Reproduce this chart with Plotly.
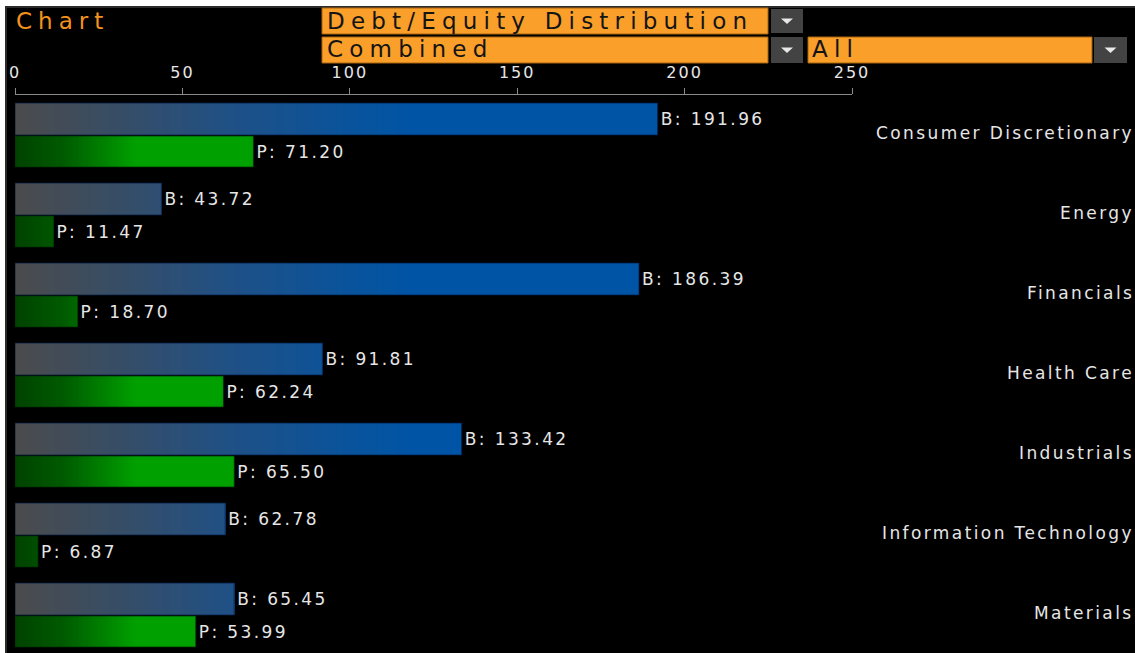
import plotly.graph_objects as go

categories = ["Consumer Discretionary", "Energy", "Financials", "Health Care",
              "Industrials", "Information Technology", "Materials"]
b_values = [191.96, 43.72, 186.39, 91.81, 133.42, 62.78, 65.45]
p_values = [71.20, 11.47, 18.70, 62.24, 65.50, 6.87, 53.99]
tick_values = [0, 50, 100, 150, 200, 250]

title_text = "Chart"
menu_texts = ["Debt/Equity Distribution", "Combined", "All"]

FONT = "DejaVu Sans"
TXT = "#e6e6e6"

# plot area in pixels (page is 1135 x 653)
L, T, W, H = 15, 95, 837, 558


def px(x):
    return (x - L) / W


def py(y):
    return 1 - (y - T) / H


def spaced(s, sp):
    return f"<span style='letter-spacing:{sp}px'>{s}</span>"


def hex_rgb(h):
    h = h.lstrip("#")
    return [int(h[i:i + 2], 16) for i in (0, 2, 4)]


def grad_color(stops, v):
    if v <= stops[0][0]:
        return stops[0][1]
    for (a, ca), (b, cb) in zip(stops, stops[1:]):
        if v <= b:
            t = (v - a) / (b - a)
            c1, c2 = hex_rgb(ca), hex_rgb(cb)
            return "rgb(%d,%d,%d)" % tuple(round(x + (y - x) * t) for x, y in zip(c1, c2))
    return stops[-1][1]


blue_stops = [(0, "#4b4b4b"), (40, "#314e6e"), (65, "#1f5086"), (95, "#0c5399"), (120, "#0054a6")]
green_stops = [(0, "#004200"), (15, "#005c00"), (36, "#00a000")]


def gradient_bar(values, stops, step, offset, width):
    # overlapping bars from 0, longest first, so each shorter one paints its own colour band
    end = stops[-1][0]
    ys, xs, cols = [], [], []
    for hi in [max(values)] + list(range(end, 0, -step)):
        col = grad_color(stops, min(hi, end + step / 2) - step / 2)
        for cat, v in zip(categories, values):
            w = min(v, hi)
            if w > 0:
                ys.append(cat)
                xs.append(w)
                cols.append(col)
    return go.Bar(y=ys, x=xs, orientation="h", offset=offset, width=width,
                  marker=dict(color=cols, line=dict(width=0)), hoverinfo="skip",
                  showlegend=False)


def outline_bar(values, prefix, offset, width, line_col):
    return go.Bar(y=categories, x=values, orientation="h", offset=offset, width=width,
                  marker=dict(color="rgba(0,0,0,0)", line=dict(color=line_col, width=1)),
                  texttemplate=spaced(prefix + ": %{x:.2f}", 2.4), textposition="outside",
                  textangle=0, constraintext="none", cliponaxis=False,
                  textfont=dict(family=FONT, size=17, color=TXT),
                  hoverinfo="skip", showlegend=False)


fig = go.Figure()
fig.add_trace(gradient_bar(b_values, blue_stops, 2, -0.4, 0.4))
fig.add_trace(gradient_bar(p_values, green_stops, 1, 0.0125, 0.3875))
fig.add_trace(outline_bar(b_values, "B", -0.4, 0.4, "rgba(0,25,70,0.7)"))
fig.add_trace(outline_bar(p_values, "P", 0.0125, 0.3875, "rgba(0,45,0,0.7)"))

shapes = []


def rect(x0, y0, x1, y1, fill, line=None):
    shapes.append(dict(type="rect", xref="paper", yref="paper", layer="above",
                       x0=px(x0), x1=px(x1), y0=py(y1), y1=py(y0), fillcolor=fill,
                       line=dict(width=1 if line else 0, color=line or fill)))


def arrow(cx, cy):
    shapes.append(dict(type="path", xref="paper", yref="paper", layer="above",
                       path=f"M{px(cx - 6)},{py(cy - 2.5)} L{px(cx + 6)},{py(cy - 2.5)} "
                            f"L{px(cx)},{py(cy + 3)} Z",
                       fillcolor="#e8e8e8", line=dict(width=0)))


# window frame
rect(0, 0, 1135, 6, "#ffffff")
rect(0, 0, 5, 653, "#ffffff")
rect(5, 6, 1135, 8, "#2b2b2b")
rect(5, 6, 7, 653, "#2b2b2b")

# header menus
ORANGE = "#f99f2a"
rect(322, 8, 768, 34, ORANGE, "#a8650f")
rect(322, 37, 768, 63, ORANGE, "#a8650f")
rect(808, 37, 1092, 63, ORANGE, "#a8650f")
rect(771, 9, 803, 33, "#434343")
rect(771, 37, 803, 63, "#434343")
rect(1094, 37, 1127, 63, "#434343")
arrow(787, 21)
arrow(787, 50)
arrow(1110.5, 50)

annotations = [
    dict(text=spaced(title_text, 6), x=px(14), y=py(21), xanchor="left", yanchor="middle",
         font=dict(family=FONT, size=23, color="#f5921e")),
    dict(text=spaced(menu_texts[0], 6.2), x=px(325), y=py(21), xanchor="left", yanchor="middle",
         font=dict(family=FONT, size=23, color="#141414")),
    dict(text=spaced(menu_texts[1], 6.2), x=px(325), y=py(49.5), xanchor="left", yanchor="middle",
         font=dict(family=FONT, size=23, color="#141414")),
    dict(text=spaced(menu_texts[2], 6.2), x=px(810), y=py(49.5), xanchor="left", yanchor="middle",
         font=dict(family=FONT, size=23, color="#141414")),
]
for a in annotations:
    a.update(xref="paper", yref="paper", showarrow=False)

for cat in categories:
    annotations.append(dict(text=spaced(cat, 2.4), xref="paper", yref="y", x=px(1136), y=cat,
                            xanchor="right", yanchor="middle", yshift=2, showarrow=False,
                            font=dict(family=FONT, size=17, color=TXT)))

fig.update_layout(
    width=1135, height=653,
    margin=dict(l=L, r=1135 - L - W, t=T, b=653 - T - H),
    paper_bgcolor="#000000", plot_bgcolor="#000000",
    barmode="overlay", showlegend=False, hovermode=False,
    font=dict(family=FONT, color=TXT),
    shapes=shapes, annotations=annotations,
    xaxis=dict(range=[0, 250], side="top", tickvals=tick_values,
               ticktext=[spaced(str(v), 2) for v in tick_values],
               showgrid=False, zeroline=False, showline=True, linecolor="#8a8a8a", linewidth=1,
               ticks="outside", ticklen=6, tickcolor="#8a8a8a", ticklabelstandoff=4,
               tickfont=dict(family=FONT, size=16, color=TXT), fixedrange=True),
    yaxis=dict(type="category", categoryorder="array", categoryarray=categories,
               range=[6.475, -0.5], showticklabels=False, showgrid=False, zeroline=False,
               showline=False, ticks="", fixedrange=True),
)

fig.write_html("out.html", config={"displayModeBar": False},
               post_script="document.body.style.margin='0';"
                           "document.documentElement.style.overflow='hidden';")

------------

Repeat the lines exactly as they stand, from the opening line of the data through the line with "L, T, W, H = 15, 95, 837, 558". Pictures stay out of the copy.

Reproduce this chart with Plotly.
import plotly.graph_objects as go

categories = ["Consumer Discretionary", "Energy", "Financials", "Health Care",
              "Industrials", "Information Technology", "Materials"]
b_values = [191.96, 43.72, 186.39, 91.81, 133.42, 62.78, 65.45]
p_values = [71.20, 11.47, 18.70, 62.24, 65.50, 6.87, 53.99]
tick_values = [0, 50, 100, 150, 200, 250]

title_text = "Chart"
menu_texts = ["Debt/Equity Distribution", "Combined", "All"]

FONT = "DejaVu Sans"
TXT = "#e6e6e6"

# plot area in pixels (page is 1135 x 653)
L, T, W, H = 15, 95, 837, 558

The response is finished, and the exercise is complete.